►

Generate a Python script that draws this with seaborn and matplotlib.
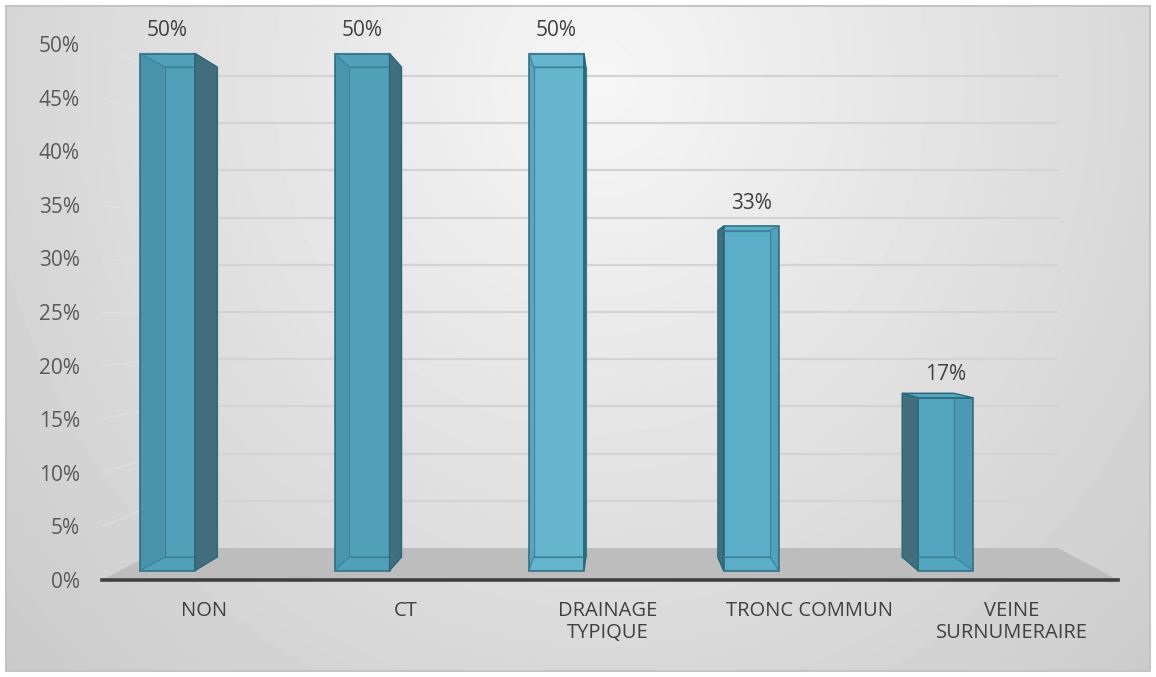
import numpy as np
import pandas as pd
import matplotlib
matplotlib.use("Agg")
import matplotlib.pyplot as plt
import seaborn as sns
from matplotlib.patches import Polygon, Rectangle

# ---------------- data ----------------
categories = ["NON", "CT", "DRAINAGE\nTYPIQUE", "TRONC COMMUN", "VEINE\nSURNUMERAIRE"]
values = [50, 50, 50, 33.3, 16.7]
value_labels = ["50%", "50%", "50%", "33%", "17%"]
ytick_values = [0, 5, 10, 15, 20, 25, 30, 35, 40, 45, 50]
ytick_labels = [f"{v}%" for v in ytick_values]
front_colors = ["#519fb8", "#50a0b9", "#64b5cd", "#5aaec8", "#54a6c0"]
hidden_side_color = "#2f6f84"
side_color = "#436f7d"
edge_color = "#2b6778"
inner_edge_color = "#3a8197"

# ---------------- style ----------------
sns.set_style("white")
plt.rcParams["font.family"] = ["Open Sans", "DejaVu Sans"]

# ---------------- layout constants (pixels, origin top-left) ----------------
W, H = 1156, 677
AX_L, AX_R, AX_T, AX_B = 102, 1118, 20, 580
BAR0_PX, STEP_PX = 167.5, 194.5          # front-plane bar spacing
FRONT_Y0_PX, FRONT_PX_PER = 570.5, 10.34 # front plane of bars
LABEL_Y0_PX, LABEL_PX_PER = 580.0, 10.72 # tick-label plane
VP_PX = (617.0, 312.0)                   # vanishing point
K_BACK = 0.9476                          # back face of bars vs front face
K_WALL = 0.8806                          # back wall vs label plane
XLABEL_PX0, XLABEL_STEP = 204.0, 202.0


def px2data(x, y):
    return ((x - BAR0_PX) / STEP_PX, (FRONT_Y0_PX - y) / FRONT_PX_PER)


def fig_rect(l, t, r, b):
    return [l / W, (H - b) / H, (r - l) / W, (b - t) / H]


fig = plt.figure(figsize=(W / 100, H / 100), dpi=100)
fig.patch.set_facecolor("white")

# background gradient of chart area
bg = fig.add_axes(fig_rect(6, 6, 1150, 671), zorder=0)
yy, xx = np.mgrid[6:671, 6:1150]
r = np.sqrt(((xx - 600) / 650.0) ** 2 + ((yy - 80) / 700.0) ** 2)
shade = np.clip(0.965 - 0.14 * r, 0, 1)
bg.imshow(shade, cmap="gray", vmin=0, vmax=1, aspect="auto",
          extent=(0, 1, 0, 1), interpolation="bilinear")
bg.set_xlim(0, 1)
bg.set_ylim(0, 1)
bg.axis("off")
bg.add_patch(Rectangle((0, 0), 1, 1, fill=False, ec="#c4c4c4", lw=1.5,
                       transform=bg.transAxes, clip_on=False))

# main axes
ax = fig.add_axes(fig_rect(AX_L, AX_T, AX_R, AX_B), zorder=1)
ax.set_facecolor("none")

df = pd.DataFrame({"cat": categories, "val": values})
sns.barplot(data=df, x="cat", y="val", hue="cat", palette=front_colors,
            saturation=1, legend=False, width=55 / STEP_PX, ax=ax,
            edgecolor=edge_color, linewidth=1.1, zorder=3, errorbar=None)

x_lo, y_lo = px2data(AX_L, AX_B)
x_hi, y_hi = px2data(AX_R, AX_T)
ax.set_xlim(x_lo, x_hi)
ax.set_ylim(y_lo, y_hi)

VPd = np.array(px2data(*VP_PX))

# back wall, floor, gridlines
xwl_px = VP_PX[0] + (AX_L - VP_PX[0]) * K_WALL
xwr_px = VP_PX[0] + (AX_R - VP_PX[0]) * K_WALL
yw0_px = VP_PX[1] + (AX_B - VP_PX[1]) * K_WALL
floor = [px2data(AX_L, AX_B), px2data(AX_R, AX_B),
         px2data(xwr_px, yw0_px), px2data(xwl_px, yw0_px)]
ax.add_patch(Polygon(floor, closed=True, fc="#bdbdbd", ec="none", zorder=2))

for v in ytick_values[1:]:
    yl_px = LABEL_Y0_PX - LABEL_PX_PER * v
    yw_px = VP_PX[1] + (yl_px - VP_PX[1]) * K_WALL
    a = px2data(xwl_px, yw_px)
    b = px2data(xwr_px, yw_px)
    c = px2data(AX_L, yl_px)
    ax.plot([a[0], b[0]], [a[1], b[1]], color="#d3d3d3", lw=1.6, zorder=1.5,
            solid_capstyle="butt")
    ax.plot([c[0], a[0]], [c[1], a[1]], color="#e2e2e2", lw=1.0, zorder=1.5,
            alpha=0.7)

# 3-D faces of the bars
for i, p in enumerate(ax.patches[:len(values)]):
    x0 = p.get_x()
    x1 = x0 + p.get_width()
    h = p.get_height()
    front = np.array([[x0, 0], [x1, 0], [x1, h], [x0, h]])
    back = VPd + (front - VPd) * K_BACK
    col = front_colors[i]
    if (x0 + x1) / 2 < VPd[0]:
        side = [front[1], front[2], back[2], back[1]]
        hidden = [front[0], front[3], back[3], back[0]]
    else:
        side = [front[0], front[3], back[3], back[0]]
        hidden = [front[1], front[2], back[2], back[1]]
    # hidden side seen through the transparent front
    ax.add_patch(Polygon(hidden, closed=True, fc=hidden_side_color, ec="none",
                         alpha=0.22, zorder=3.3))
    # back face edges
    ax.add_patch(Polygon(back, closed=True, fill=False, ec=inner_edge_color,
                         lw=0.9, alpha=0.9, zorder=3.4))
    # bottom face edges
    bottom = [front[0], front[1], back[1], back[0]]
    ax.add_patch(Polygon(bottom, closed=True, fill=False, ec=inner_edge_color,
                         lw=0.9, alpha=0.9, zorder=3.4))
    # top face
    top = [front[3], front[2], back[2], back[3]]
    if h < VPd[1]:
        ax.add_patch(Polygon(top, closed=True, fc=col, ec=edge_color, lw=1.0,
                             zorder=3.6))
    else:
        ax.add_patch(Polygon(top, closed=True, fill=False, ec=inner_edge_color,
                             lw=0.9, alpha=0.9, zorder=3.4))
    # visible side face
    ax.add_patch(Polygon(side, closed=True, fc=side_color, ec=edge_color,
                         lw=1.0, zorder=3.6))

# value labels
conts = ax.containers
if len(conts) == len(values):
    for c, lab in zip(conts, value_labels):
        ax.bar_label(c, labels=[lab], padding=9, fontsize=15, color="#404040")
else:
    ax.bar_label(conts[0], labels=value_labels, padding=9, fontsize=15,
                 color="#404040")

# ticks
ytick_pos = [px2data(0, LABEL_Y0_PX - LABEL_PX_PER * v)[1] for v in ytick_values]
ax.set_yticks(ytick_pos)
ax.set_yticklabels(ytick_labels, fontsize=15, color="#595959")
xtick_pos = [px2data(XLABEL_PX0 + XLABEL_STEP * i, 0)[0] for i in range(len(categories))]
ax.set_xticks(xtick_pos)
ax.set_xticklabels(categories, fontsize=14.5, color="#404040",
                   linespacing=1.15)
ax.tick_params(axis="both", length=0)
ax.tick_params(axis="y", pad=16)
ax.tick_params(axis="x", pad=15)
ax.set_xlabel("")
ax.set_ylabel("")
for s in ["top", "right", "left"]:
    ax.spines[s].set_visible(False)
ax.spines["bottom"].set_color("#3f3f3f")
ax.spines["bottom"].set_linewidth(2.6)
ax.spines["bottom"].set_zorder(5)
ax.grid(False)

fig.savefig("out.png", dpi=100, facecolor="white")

◄

WHAT TO DO |
Restate the entire listing word for word, excluding pictures.

REPLY TO THE TASK |
Generate a Python script that draws this with seaborn and matplotlib.
import numpy as np
import pandas as pd
import matplotlib
matplotlib.use("Agg")
import matplotlib.pyplot as plt
import seaborn as sns
from matplotlib.patches import Polygon, Rectangle

# ---------------- data ----------------
categories = ["NON", "CT", "DRAINAGE\nTYPIQUE", "TRONC COMMUN", "VEINE\nSURNUMERAIRE"]
values = [50, 50, 50, 33.3, 16.7]
value_labels = ["50%", "50%", "50%", "33%", "17%"]
ytick_values = [0, 5, 10, 15, 20, 25, 30, 35, 40, 45, 50]
ytick_labels = [f"{v}%" for v in ytick_values]
front_colors = ["#519fb8", "#50a0b9", "#64b5cd", "#5aaec8", "#54a6c0"]
hidden_side_color = "#2f6f84"
side_color = "#436f7d"
edge_color = "#2b6778"
inner_edge_color = "#3a8197"

# ---------------- style ----------------
sns.set_style("white")
plt.rcParams["font.family"] = ["Open Sans", "DejaVu Sans"]

# ---------------- layout constants (pixels, origin top-left) ----------------
W, H = 1156, 677
AX_L, AX_R, AX_T, AX_B = 102, 1118, 20, 580
BAR0_PX, STEP_PX = 167.5, 194.5          # front-plane bar spacing
FRONT_Y0_PX, FRONT_PX_PER = 570.5, 10.34 # front plane of bars
LABEL_Y0_PX, LABEL_PX_PER = 580.0, 10.72 # tick-label plane
VP_PX = (617.0, 312.0)                   # vanishing point
K_BACK = 0.9476                          # back face of bars vs front face
K_WALL = 0.8806                          # back wall vs label plane
XLABEL_PX0, XLABEL_STEP = 204.0, 202.0


def px2data(x, y):
    return ((x - BAR0_PX) / STEP_PX, (FRONT_Y0_PX - y) / FRONT_PX_PER)


def fig_rect(l, t, r, b):
    return [l / W, (H - b) / H, (r - l) / W, (b - t) / H]


fig = plt.figure(figsize=(W / 100, H / 100), dpi=100)
fig.patch.set_facecolor("white")

# background gradient of chart area
bg = fig.add_axes(fig_rect(6, 6, 1150, 671), zorder=0)
yy, xx = np.mgrid[6:671, 6:1150]
r = np.sqrt(((xx - 600) / 650.0) ** 2 + ((yy - 80) / 700.0) ** 2)
shade = np.clip(0.965 - 0.14 * r, 0, 1)
bg.imshow(shade, cmap="gray", vmin=0, vmax=1, aspect="auto",
          extent=(0, 1, 0, 1), interpolation="bilinear")
bg.set_xlim(0, 1)
bg.set_ylim(0, 1)
bg.axis("off")
bg.add_patch(Rectangle((0, 0), 1, 1, fill=False, ec="#c4c4c4", lw=1.5,
                       transform=bg.transAxes, clip_on=False))

# main axes
ax = fig.add_axes(fig_rect(AX_L, AX_T, AX_R, AX_B), zorder=1)
ax.set_facecolor("none")

df = pd.DataFrame({"cat": categories, "val": values})
sns.barplot(data=df, x="cat", y="val", hue="cat", palette=front_colors,
            saturation=1, legend=False, width=55 / STEP_PX, ax=ax,
            edgecolor=edge_color, linewidth=1.1, zorder=3, errorbar=None)

x_lo, y_lo = px2data(AX_L, AX_B)
x_hi, y_hi = px2data(AX_R, AX_T)
ax.set_xlim(x_lo, x_hi)
ax.set_ylim(y_lo, y_hi)

VPd = np.array(px2data(*VP_PX))

# back wall, floor, gridlines
xwl_px = VP_PX[0] + (AX_L - VP_PX[0]) * K_WALL
xwr_px = VP_PX[0] + (AX_R - VP_PX[0]) * K_WALL
yw0_px = VP_PX[1] + (AX_B - VP_PX[1]) * K_WALL
floor = [px2data(AX_L, AX_B), px2data(AX_R, AX_B),
         px2data(xwr_px, yw0_px), px2data(xwl_px, yw0_px)]
ax.add_patch(Polygon(floor, closed=True, fc="#bdbdbd", ec="none", zorder=2))

for v in ytick_values[1:]:
    yl_px = LABEL_Y0_PX - LABEL_PX_PER * v
    yw_px = VP_PX[1] + (yl_px - VP_PX[1]) * K_WALL
    a = px2data(xwl_px, yw_px)
    b = px2data(xwr_px, yw_px)
    c = px2data(AX_L, yl_px)
    ax.plot([a[0], b[0]], [a[1], b[1]], color="#d3d3d3", lw=1.6, zorder=1.5,
            solid_capstyle="butt")
    ax.plot([c[0], a[0]], [c[1], a[1]], color="#e2e2e2", lw=1.0, zorder=1.5,
            alpha=0.7)

# 3-D faces of the bars
for i, p in enumerate(ax.patches[:len(values)]):
    x0 = p.get_x()
    x1 = x0 + p.get_width()
    h = p.get_height()
    front = np.array([[x0, 0], [x1, 0], [x1, h], [x0, h]])
    back = VPd + (front - VPd) * K_BACK
    col = front_colors[i]
    if (x0 + x1) / 2 < VPd[0]:
        side = [front[1], front[2], back[2], back[1]]
        hidden = [front[0], front[3], back[3], back[0]]
    else:
        side = [front[0], front[3], back[3], back[0]]
        hidden = [front[1], front[2], back[2], back[1]]
    # hidden side seen through the transparent front
    ax.add_patch(Polygon(hidden, closed=True, fc=hidden_side_color, ec="none",
                         alpha=0.22, zorder=3.3))
    # back face edges
    ax.add_patch(Polygon(back, closed=True, fill=False, ec=inner_edge_color,
                         lw=0.9, alpha=0.9, zorder=3.4))
    # bottom face edges
    bottom = [front[0], front[1], back[1], back[0]]
    ax.add_patch(Polygon(bottom, closed=True, fill=False, ec=inner_edge_color,
                         lw=0.9, alpha=0.9, zorder=3.4))
    # top face
    top = [front[3], front[2], back[2], back[3]]
    if h < VPd[1]:
        ax.add_patch(Polygon(top, closed=True, fc=col, ec=edge_color, lw=1.0,
                             zorder=3.6))
    else:
        ax.add_patch(Polygon(top, closed=True, fill=False, ec=inner_edge_color,
                             lw=0.9, alpha=0.9, zorder=3.4))
    # visible side face
    ax.add_patch(Polygon(side, closed=True, fc=side_color, ec=edge_color,
                         lw=1.0, zorder=3.6))

# value labels
conts = ax.containers
if len(conts) == len(values):
    for c, lab in zip(conts, value_labels):
        ax.bar_label(c, labels=[lab], padding=9, fontsize=15, color="#404040")
else:
    ax.bar_label(conts[0], labels=value_labels, padding=9, fontsize=15,
                 color="#404040")

# ticks
ytick_pos = [px2data(0, LABEL_Y0_PX - LABEL_PX_PER * v)[1] for v in ytick_values]
ax.set_yticks(ytick_pos)
ax.set_yticklabels(ytick_labels, fontsize=15, color="#595959")
xtick_pos = [px2data(XLABEL_PX0 + XLABEL_STEP * i, 0)[0] for i in range(len(categories))]
ax.set_xticks(xtick_pos)
ax.set_xticklabels(categories, fontsize=14.5, color="#404040",
                   linespacing=1.15)
ax.tick_params(axis="both", length=0)
ax.tick_params(axis="y", pad=16)
ax.tick_params(axis="x", pad=15)
ax.set_xlabel("")
ax.set_ylabel("")
for s in ["top", "right", "left"]:
    ax.spines[s].set_visible(False)
ax.spines["bottom"].set_color("#3f3f3f")
ax.spines["bottom"].set_linewidth(2.6)
ax.spines["bottom"].set_zorder(5)
ax.grid(False)

fig.savefig("out.png", dpi=100, facecolor="white")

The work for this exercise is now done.